While I was actually writing this letter to you a despatch was delivered to me from Satrius, a legate of Gaius Trebonius, saying that Dolabella had been defeated and put to flight by Tillius 4 and Deiotarus. I am sending you a Greek letter of a certain Cicereius to Satrius. Our friend Flavius 5 in a dispute that he has with the people of Dyrrachium about an inheritance has named you as arbitrator: I beg you, Cicero, as does Flavius also, to settle this business. There is no doubt that the town owed money to the man who made Flavius his heir, nor do the Dyrrachini deny it, but they allege that they received from Caesar a remission of their debt. Don't allow your friends 6 to do a wrong to a friend of mine.

19 May, in camp at Ima Candavia.


1 Candavia is a mountain across which the Egnatian Way went, about eighty miles from Dyrrachium. Ima Candavia seems to mean the district at the foot of the mountain. Brutus is therefore marching down the Egnatia into Macedonia proper.

2 In the college of pontifices, for which Cicero asked his son to stand (see p. 227). I think by aut commendationem, Brutus means politely to hint that he is sure of getting it, though of course there will be the form of election.

3 Glyco was said to have poisoned Pansa's wounds, and Octavian's enemies asserted that he did so at his instigation—a scandal that took a long time dying out (see Suet.
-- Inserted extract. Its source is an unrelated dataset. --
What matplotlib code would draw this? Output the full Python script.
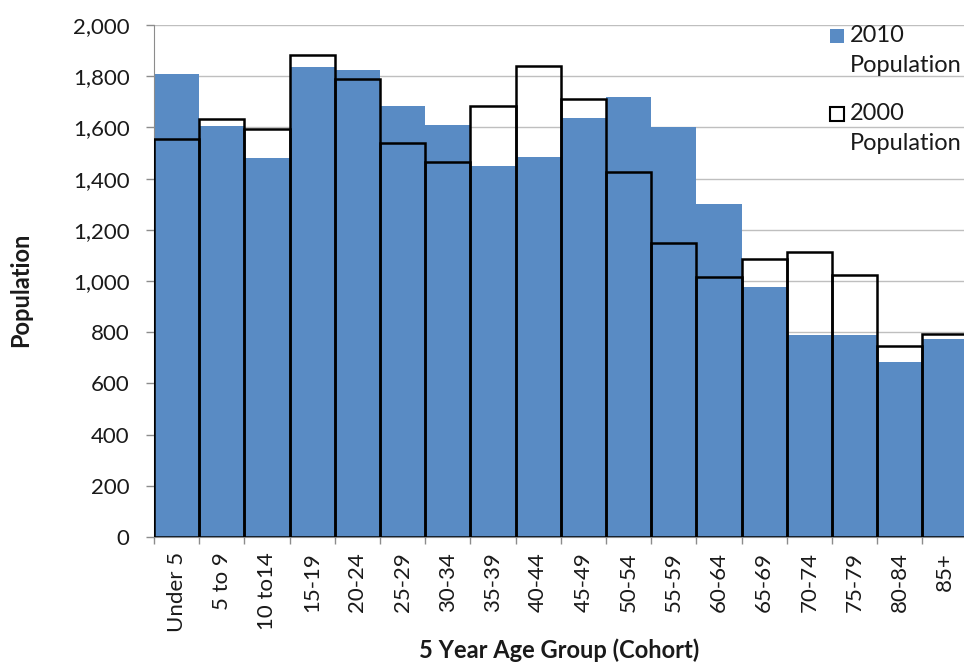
import matplotlib
matplotlib.use("Agg")
import matplotlib.pyplot as plt
from matplotlib.patches import Rectangle

age_groups = ["Under 5", "5 to 9", "10 to14", "15-19", "20-24", "25-29",
              "30-34", "35-39", "40-44", "45-49", "50-54", "55-59",
              "60-64", "65-69", "70-74", "75-79", "80-84", "85+"]
pop_2010 = [1807, 1606, 1479, 1836, 1824, 1682, 1611, 1451, 1484,
            1635, 1720, 1602, 1301, 978, 789, 789, 684, 772]
pop_2000 = [1555, 1633, 1595, 1882, 1788, 1539, 1465, 1685, 1841,
            1712, 1427, 1150, 1015, 1084, 1114, 1023, 745, 793]
y_ticks = list(range(0, 2001, 200))

BLUE = "#598BC4"
GRID = "#BFBFBF"
AXIS_GRAY = "#8C8C8C"
TEXT = "#1a1a1a"

plt.rcParams["font.family"] = ["Lato", "DejaVu Sans"]

W, H = 964, 664
fig = plt.figure(figsize=(W / 100, H / 100), dpi=100)
ax = fig.add_axes([154 / W, (H - 537) / H, 813.6 / W, 512 / H])

x = list(range(len(age_groups)))
ax.bar(x, pop_2010, width=1.0, color=BLUE, edgecolor="none", zorder=2)
ax.bar(x, pop_2000, width=1.0, facecolor="none", edgecolor="black",
       linewidth=1.8, zorder=3)

ax.set_xlim(-0.5, len(age_groups) - 0.5)
ax.set_ylim(0, 2000)
ax.set_yticks(y_ticks)
ax.yaxis.set_major_formatter(lambda v, p: f"{int(v):,}")
ax.grid(axis="y", color=GRID, linewidth=1, zorder=0)
ax.set_axisbelow(True)

ax.set_xticks(x)
ax.set_xticklabels(age_groups, rotation=90)
ax.set_xticks([i - 0.5 for i in range(len(age_groups) + 1)], minor=True)
ax.tick_params(axis="x", which="major", length=0, pad=11, labelsize=16,
               labelcolor=TEXT)
ax.tick_params(axis="x", which="minor", length=5, width=1, color=AXIS_GRAY)
ax.tick_params(axis="y", length=5.5, width=1, color=AXIS_GRAY, pad=12,
               labelsize=16, labelcolor=TEXT)

for side in ("top", "right"):
    ax.spines[side].set_visible(False)
ax.spines["left"].set_color(AXIS_GRAY)
ax.spines["bottom"].set_color(AXIS_GRAY)

fig.text(21 / W, 1 - 290 / H, "Population", rotation=90, fontsize=17,
         fontweight="bold", ha="center", va="center", color=TEXT)
fig.text(559 / W, 1 - 650 / H, "5 Year Age Group (Cohort)", fontsize=17,
         fontweight="bold", ha="center", va="center", color=TEXT)

# legend drawn by hand so the swatch sits beside the first text line
entries = [("2010", BLUE, "none", 29), ("2000", "white", "black", 107)]
for year, face, edge, top in entries:
    fig.patches.append(Rectangle((830 / W, 1 - (top + 14) / H), 14 / W, 14 / H,
                                 transform=fig.transFigure, facecolor=face,
                                 edgecolor=edge, linewidth=1.5))
    fig.text(850 / W, 1 - (top + 7) / H, year, fontsize=17, ha="left",
             va="center", color=TEXT)
    fig.text(850 / W, 1 - (top + 37) / H, "Population", fontsize=17,
             ha="left", va="center", color=TEXT)

fig.savefig("out.png", dpi=100)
Aug. 11; Tacitus, A. i. io). Torquatus was Pansa's quaestor.

4 L. Tillius Cimber, who struck the first blow in the assassination of Caesar (Suet. Iul. 82). He went afterwards—in virtue of Caesar's nomination—to the governorship of Bithynia. In the course of the next year (B.C. 42) he came to Macedonia with a fleet to aid Brutus and Cassius. He fell at Philippi, or immediately afterwards.

5 Praefectus fabrum of Brutus. See p.250.

6 The people of Dyrrachium had for some years had some special connexion with Cicero. He may have acted for them in some way. See vol. i., p.575.